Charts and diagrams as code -
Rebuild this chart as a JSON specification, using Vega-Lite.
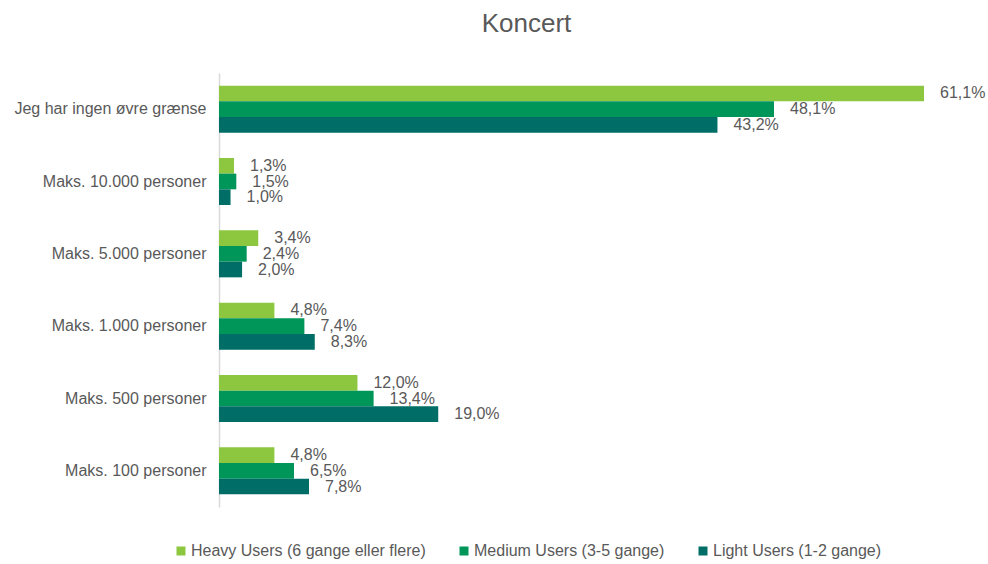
{
  "$schema": "https://vega.github.io/schema/vega-lite/v6.json",
  "width": 705,
  "height": 434,
  "autosize": {"type": "none"},
  "padding": {"left": 219, "top": 73, "right": 64, "bottom": 57},
  "background": "white",
  "title": {"text": "Koncert", "fontSize": 26, "font": "Liberation Sans", "fontWeight": "normal", "color": "#595959", "anchor": "middle", "dx": -45, "offset": 36},
  "data": {"values": [
    {"kategori": "Jeg har ingen øvre grænse", "gruppe": "Heavy Users (6 gange eller flere)", "andel": 0.611},
    {"kategori": "Jeg har ingen øvre grænse", "gruppe": "Medium Users (3-5 gange)", "andel": 0.481},
    {"kategori": "Jeg har ingen øvre grænse", "gruppe": "Light Users (1-2 gange)", "andel": 0.432},
    {"kategori": "Maks. 10.000 personer", "gruppe": "Heavy Users (6 gange eller flere)", "andel": 0.013},
    {"kategori": "Maks. 10.000 personer", "gruppe": "Medium Users (3-5 gange)", "andel": 0.015},
    {"kategori": "Maks. 10.000 personer", "gruppe": "Light Users (1-2 gange)", "andel": 0.010},
    {"kategori": "Maks. 5.000 personer", "gruppe": "Heavy Users (6 gange eller flere)", "andel": 0.034},
    {"kategori": "Maks. 5.000 personer", "gruppe": "Medium Users (3-5 gange)", "andel": 0.024},
    {"kategori": "Maks. 5.000 personer", "gruppe": "Light Users (1-2 gange)", "andel": 0.020},
    {"kategori": "Maks. 1.000 personer", "gruppe": "Heavy Users (6 gange eller flere)", "andel": 0.048},
    {"kategori": "Maks. 1.000 personer", "gruppe": "Medium Users (3-5 gange)", "andel": 0.074},
    {"kategori": "Maks. 1.000 personer", "gruppe": "Light Users (1-2 gange)", "andel": 0.083},
    {"kategori": "Maks. 500 personer", "gruppe": "Heavy Users (6 gange eller flere)", "andel": 0.120},
    {"kategori": "Maks. 500 personer", "gruppe": "Medium Users (3-5 gange)", "andel": 0.134},
    {"kategori": "Maks. 500 personer", "gruppe": "Light Users (1-2 gange)", "andel": 0.190},
    {"kategori": "Maks. 100 personer", "gruppe": "Heavy Users (6 gange eller flere)", "andel": 0.048},
    {"kategori": "Maks. 100 personer", "gruppe": "Medium Users (3-5 gange)", "andel": 0.065},
    {"kategori": "Maks. 100 personer", "gruppe": "Light Users (1-2 gange)", "andel": 0.078}
  ]},
  "encoding": {
    "y": {
      "field": "kategori", "type": "nominal", "sort": null,
      "scale": {"paddingInner": 0.35, "paddingOuter": 0.175},
      "axis": {"title": null, "ticks": false, "domainColor": "#d9d9d9", "domainWidth": 1.5, "labelFontSize": 16, "labelColor": "#595959", "labelFont": "Liberation Sans", "labelPadding": 13, "labelLimit": 300}
    },
    "yOffset": {
      "field": "gruppe", "type": "nominal",
      "sort": ["Heavy Users (6 gange eller flere)", "Medium Users (3-5 gange)", "Light Users (1-2 gange)"],
      "scale": {"paddingInner": 0, "paddingOuter": 0}
    },
    "x": {
      "field": "andel", "type": "quantitative",
      "scale": {"domain": [0, 0.611], "nice": false, "zero": true},
      "axis": null
    }
  },
  "layer": [
    {
      "mark": {"type": "bar"},
      "encoding": {
        "color": {
          "field": "gruppe", "type": "nominal",
          "sort": ["Heavy Users (6 gange eller flere)", "Medium Users (3-5 gange)", "Light Users (1-2 gange)"],
          "scale": {"domain": ["Heavy Users (6 gange eller flere)", "Medium Users (3-5 gange)", "Light Users (1-2 gange)"], "range": ["#8DC63F", "#00965A", "#006E66"]},
          "legend": {
            "title": null, "orient": "none", "direction": "horizontal", "legendX": -46, "legendY": 470,
            "symbolType": "square", "symbolSize": 81, "symbolStrokeWidth": 0,
            "labelFontSize": 16, "labelColor": "#595959", "labelFont": "Liberation Sans",
            "labelOffset": 2, "columnPadding": 30, "labelLimit": 400
          }
        }
      }
    },
    {
      "mark": {"type": "text", "align": "left", "baseline": "middle", "dx": 16, "fontSize": 16, "font": "Liberation Sans", "color": "#595959"},
      "encoding": {
        "text": {"field": "andel", "type": "quantitative", "format": ".1%"}
      }
    }
  ],
  "config": {
    "view": {"stroke": null},
    "locale": {"number": {"decimal": ",", "thousands": ".", "grouping": [3], "currency": ["", " kr."]}}
  }
}
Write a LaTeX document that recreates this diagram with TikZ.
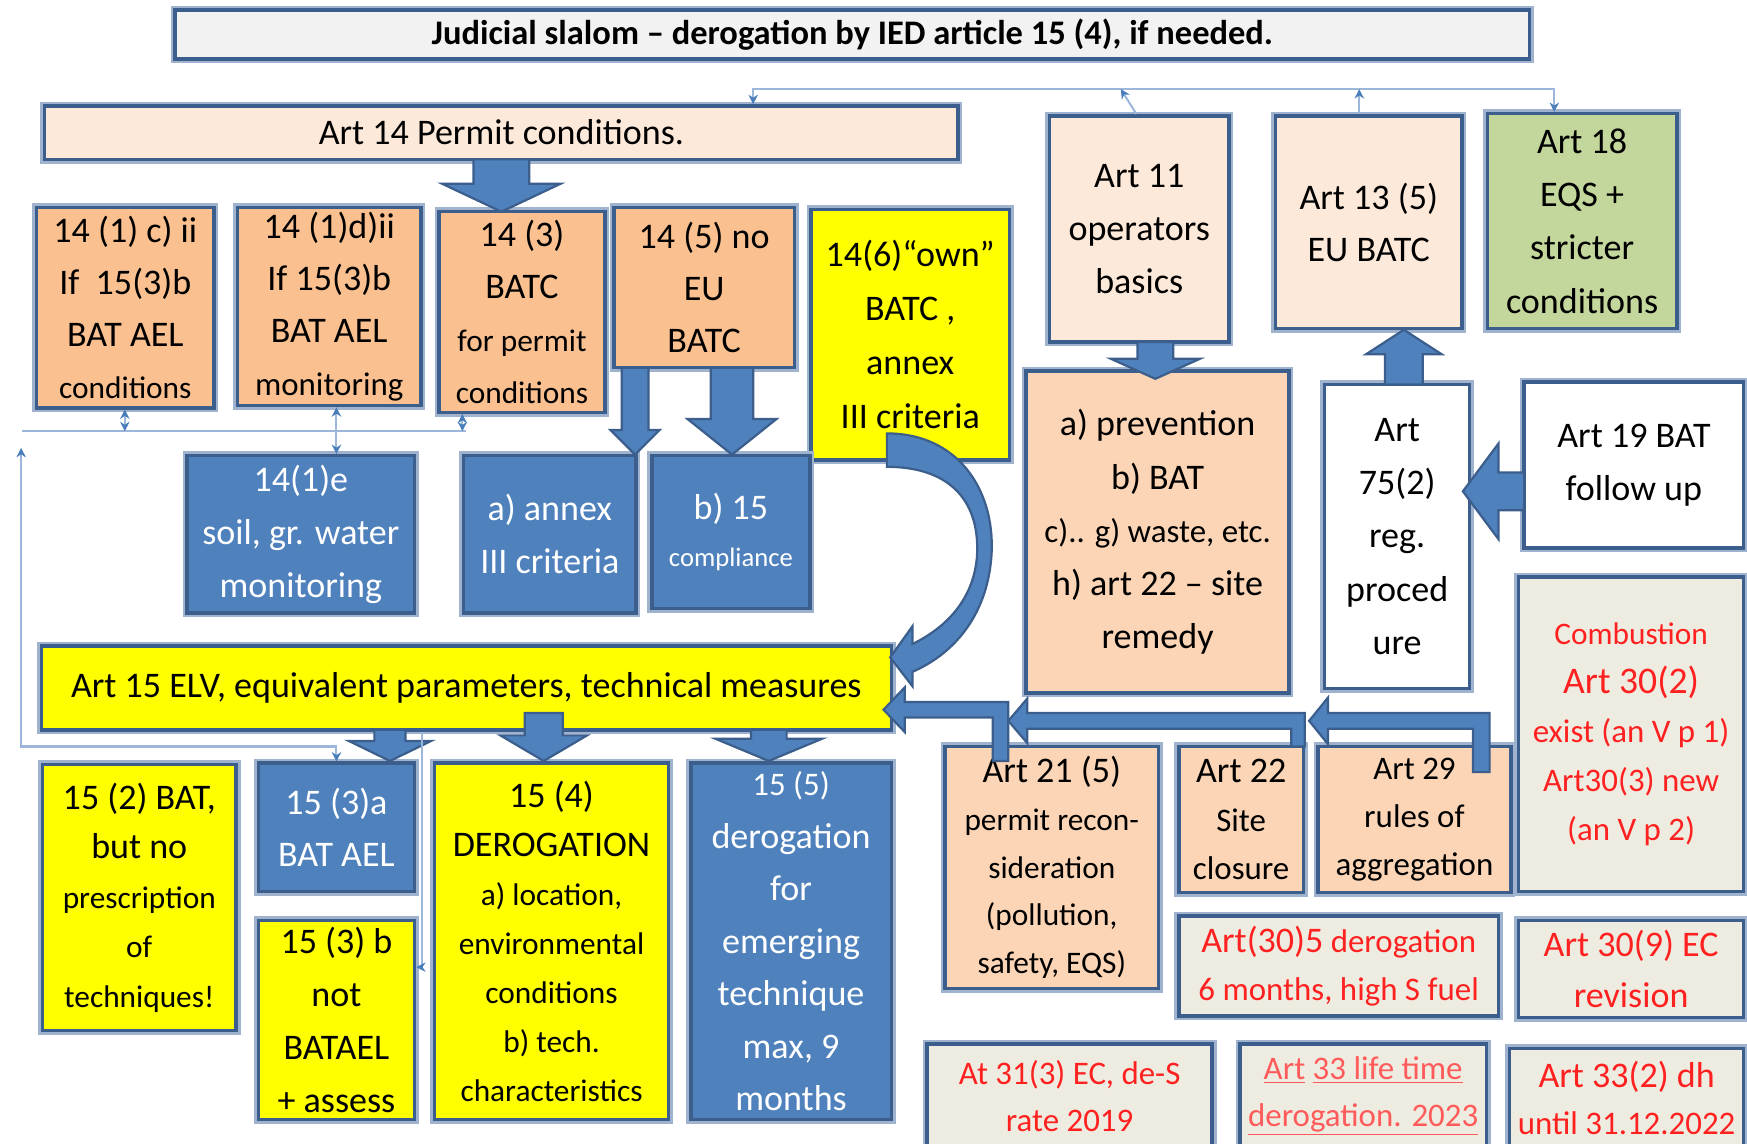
\documentclass[tikz,border=0pt]{standalone}
\usepackage{fontspec}
\setmainfont{Carlito}
\usetikzlibrary{arrows.meta}
\definecolor{bdr}{HTML}{3B5E8C}
\definecolor{halo}{HTML}{9FB3CE}
\definecolor{peach}{HTML}{FDE9D9}
\definecolor{orng}{HTML}{FAC090}
\definecolor{lorng}{HTML}{FBD5B5}
\definecolor{blu}{HTML}{4F81BD}
\definecolor{yel}{HTML}{FFFF00}
\definecolor{grn}{HTML}{C3D69B}
\definecolor{gry}{HTML}{EEECE1}
\definecolor{ttl}{HTML}{F2F2F2}
\definecolor{redt}{HTML}{FF2020}
\definecolor{pinkt}{HTML}{FF5B5B}
\definecolor{conn}{HTML}{9CB7DA}
\definecolor{tipc}{HTML}{4A7EBB}
\newcommand\fs[1]{\fontsize{#1}{#1}\selectfont}
\newcommand\bx[7]{\node[#6, minimum width={(#4-#2)*0.025cm}, minimum height={(#5-#3)*0.025cm}] (#1) at ({(#2+#4)/2},{(#3+#5)/2}) {#7};}
\newcommand\varr[6]{\filldraw[blockarr] ({#1-#5},#2) -- ({#1-#5},#3) -- ({#1-#6},#3) -- (#1,#4) -- ({#1+#6},#3) -- ({#1+#5},#3) -- ({#1+#5},#2) -- cycle;}
\newcommand\harr[6]{\filldraw[blockarr] (#2,{#1-#5}) -- (#3,{#1-#5}) -- (#3,{#1-#6}) -- (#4,#1) -- (#3,{#1+#6}) -- (#3,{#1+#5}) -- (#2,{#1+#5}) -- cycle;}
\tikzset{
  box/.style={draw=bdr, line width=2.2pt, preaction={draw=halo, line width=5.5pt}, inner sep=0pt, align=center, font=\fontsize{23}{33.5}\selectfont, text=black},
  bluebox/.style={box, fill=blu, text=white},
  redbox/.style={box, fill=gry, text=redt},
  blockarr/.style={fill=blu, draw=bdr, line width=1.4pt, line join=miter},
  thinc/.style={draw=conn, line width=1.3pt},
  tp/.tip={Stealth[length=6pt,width=6pt,color=tipc]}
}
\begin{document}
\begin{tikzpicture}[x=0.025cm, y=-0.025cm]
\useasboundingbox (0,0) rectangle (1568,1026);
\clip (0,0) rectangle (1568,1026);

% top
\bx{title}{157}{9}{1373}{53}{box, fill=ttl, font=\bfseries\fontsize{22}{26}\selectfont}{Judicial slalom – derogation by IED article 15 (4), if needed.}
\bx{a14}{40}{95}{860}{143}{box, fill=peach}{Art 14 Permit conditions.}

% row of art 14 items
\bx{c1}{33}{186}{192}{366}{box, fill=orng, font=\fontsize{23}{33.3}\selectfont}{14 (1) c) ii\\If\ \ 15(3)b\\BAT AEL\\{\fs{20}conditions}}
\bx{c2}{213}{186}{378}{364}{box, fill=orng, font=\fontsize{23}{33.3}\selectfont}{14 (1)d)ii\\If 15(3)b\\BAT AEL\\{\fs{21}monitoring}}
\bx{c3}{394}{190}{543}{370}{box, fill=orng, font=\fontsize{23}{33.3}\selectfont}{14 (3)\\BATC\\{\fs{20}for permit}\\{\fs{20}conditions}}
\bx{c5}{551}{186}{713}{330}{box, fill=orng, font=\fontsize{23}{33.5}\selectfont}{14 (5) no\\EU\\BATC}
\bx{c6}{728}{188}{906}{413}{box, fill=yel, font=\fontsize{23}{34.5}\selectfont}{14(6)“own”\\BATC ,\\annex\\III criteria}

\bx{e1}{168}{409}{372}{550}{bluebox, font=\fontsize{23}{34}\selectfont}{14(1)e\\soil, gr. water\\monitoring}
\bx{an}{416}{409}{571}{550}{bluebox, font=\fontsize{23}{34}\selectfont}{a) annex\\III criteria}
\bx{b15}{585}{409}{727}{546}{bluebox, font=\fontsize{23}{30}\selectfont}{b) 15\\{\fs{17}compliance}}

% right upper
\bx{a11}{942}{104}{1103}{307}{box, fill=peach, font=\fontsize{23}{34}\selectfont}{Art 11\\operators\\basics}
\bx{a13}{1145}{104}{1312}{295}{box, fill=peach, font=\fontsize{23}{33.5}\selectfont}{Art 13 (5)\\EU BATC}
\bx{a18}{1335}{102}{1505}{295}{box, fill=grn, font=\fontsize{23}{34}\selectfont}{Art 18\\EQS +\\stricter\\conditions}
\bx{prev}{921}{333}{1157}{622}{box, fill=lorng, font=\fontsize{23}{34}\selectfont}{a) prevention\\b) BAT\\{\fs{21}c).. g) waste, etc.}\\h) art 22 – site\\remedy}
\bx{a75}{1189}{345}{1319}{618}{box, fill=white, font=\fontsize{23}{34}\selectfont}{Art\\75(2)\\reg.\\proced\\ure}
\bx{a19}{1368}{343}{1565}{492}{box, fill=white, font=\fontsize{23}{33.5}\selectfont}{Art 19 BAT\\follow up}
\bx{comb}{1363}{518}{1565}{800}{redbox, font=\fontsize{21}{31.3}\selectfont}{{\fs{20}Combustion}\\{\fs{24}Art 30(2)}\\exist (an V p 1)\\Art30(3) new\\(an V p 2)}

% Art 15
\bx{a15}{37}{580}{800}{655}{box, fill=yel}{Art 15 ELV, equivalent parameters, technical measures}

\bx{d2}{38}{686}{212}{925}{box, fill=yel, font=\fontsize{23}{31.6}\selectfont}{15 (2) BAT,\\but no\\{\fs{20}prescription}\\{\fs{20}of}\\{\fs{20}techniques!}}
\bx{d3a}{232}{685}{372}{800}{bluebox, font=\fontsize{23}{33.3}\selectfont}{15 (3)a\\BAT AEL}
\bx{d3b}{232}{826}{372}{1005}{box, fill=yel, font=\fontsize{23}{34}\selectfont}{15 (3) b\\not\\BATAEL\\+ assess}
\bx{d4}{390}{685}{600}{1005}{box, fill=yel, font=\fontsize{23}{31.2}\selectfont}{15 (4)\\DEROGATION\\{\fs{20}a) location,}\\{\fs{20}environmental}\\{\fs{20}conditions}\\{\fs{20}b) tech.}\\{\fs{20}characteristics}}
\bx{d5}{620}{685}{800}{1005}{bluebox, font=\fontsize{23}{33.5}\selectfont}{{\fs{21}15 (5)}\\derogation\\for\\emerging\\technique\\max, 9\\months}

% lower right
\bx{a21}{848}{670}{1040}{887}{box, fill=lorng, font=\fontsize{23}{30.5}\selectfont}{Art 21 (5)\\{\fs{20}permit recon-}\\{\fs{20}sideration}\\{\fs{20}(pollution,}\\{\fs{20}safety, EQS)}}
\bx{a22}{1058}{670}{1170}{801}{box, fill=lorng, font=\fontsize{23}{31.2}\selectfont}{Art 22\\{\fs{21}Site}\\{\fs{21}closure}}
\bx{a29}{1183}{670}{1356}{801}{box, fill=lorng, font=\fontsize{21}{30.5}\selectfont}{Art 29\\rules of\\aggregation}
\bx{g305}{1058}{822}{1345}{912}{redbox, font=\fontsize{21}{30.5}\selectfont}{{\fs{23}Art(30)5} derogation\\6 months, high S fuel}
\bx{g309}{1363}{826}{1565}{913}{redbox, font=\fontsize{23}{32.6}\selectfont}{Art 30(9) EC\\revision}
\bx{g31}{832}{937}{1088}{1030}{redbox, font=\fontsize{21}{29.8}\selectfont}{At 31(3) EC, de-S\\rate 2019}
\bx{g33}{1113}{937}{1334}{1030}{box, fill=gry, text=pinkt, font=\fontsize{21}{29.8}\selectfont}{\underline{Art}~\underline{33 life time}\\\underline{derogation. 2023}}
\bx{g332}{1355}{941}{1565}{1030}{redbox, font=\fontsize{23}{30.5}\selectfont}{Art 33(2) dh\\{\fs{21}until 31.12.2022}}

% block arrows
\varr{450}{143}{165}{190}{25}{53}
\varr{570}{330}{386}{408}{12}{22}
\varr{657}{330}{376}{408}{19}{40}
\varr{1037}{307}{322}{340}{16}{40}
\varr{1260}{345}{318}{296}{17}{34}
\harr{441}{1368}{1345}{1313}{17}{43}
\varr{350}{655}{665}{683}{14}{37}
\varr{488}{640}{660}{683}{17}{39}
\varr{690}{655}{663}{683}{16}{48}

% L-shaped block arrows
\filldraw[blockarr] (905,683) -- (905,630) -- (812,630) -- (812,617) -- (793,637) -- (812,657) -- (812,644) -- (891,644) -- (891,683) -- cycle;
\filldraw[blockarr] (1171,670) -- (1171,640) -- (922,640) -- (922,627) -- (905,647) -- (922,667) -- (922,654) -- (1159,654) -- (1159,670) -- cycle;
\filldraw[blockarr] (1337,693) -- (1337,640) -- (1192,640) -- (1192,626) -- (1175,647) -- (1192,668) -- (1192,654) -- (1322,654) -- (1322,693) -- cycle;

% curved arrow
\filldraw[blockarr] (796,389) .. controls (860,389) and (893,440) .. (890,497) .. controls (887,548) and (860,585) .. (819,603) -- (819,616) -- (799,590) -- (819,562) -- (819,578) .. controls (852,562) and (875,535) .. (877,497) .. controls (879,447) and (850,419) .. (796,419) -- cycle;

% thin connectors, top
\coordinate (tA) at (676,80);
\coordinate (tB) at (1395,80);
\coordinate (t11) at (1006,80);
\coordinate (b11) at (1020,104);
\coordinate (t13) at (1220,80);
\draw[thinc, tp-tp] (a14.north -| tA) -- (tA) -- (tB) -- (a18.north -| tB);
\draw[thinc, -tp] (a11.north -| b11) -- (t11);
\draw[thinc, -tp] (a13.north -| t13) -- (t13);

% thin connectors, left
\coordinate (L1) at (20,387);
\coordinate (L2) at (418,387);
\coordinate (x112) at (112,387);
\coordinate (x302) at (302,387);
\coordinate (x415) at (415,387);
\coordinate (lt) at (19,402);
\coordinate (lb) at (19,670);
\coordinate (r2) at (379,868);
\draw[thinc] (L1) -- (L2);
\draw[thinc, tp-tp] (c1.south -| x112) -- (x112);
\draw[thinc, tp-tp] (c2.south -| x302) -- (e1.north -| x302);
\draw[thinc, tp-tp] (c3.south -| x415) -- (x415);
\draw[thinc, tp-tp] (lt) -- (lb) -- (lb -| x302) -- (d3a.north -| x302);
\draw[thinc, -tp] (a15.south -| r2) -- (r2) -- (d3b.east |- r2);
\end{tikzpicture}
\end{document}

OBJECTIVE - Extract from the material all lines containing the string "this".

EXERCISE RESPONSE -
Rebuild this chart as a JSON specification, using Vega-Lite.
Write a LaTeX document that recreates this diagram with TikZ.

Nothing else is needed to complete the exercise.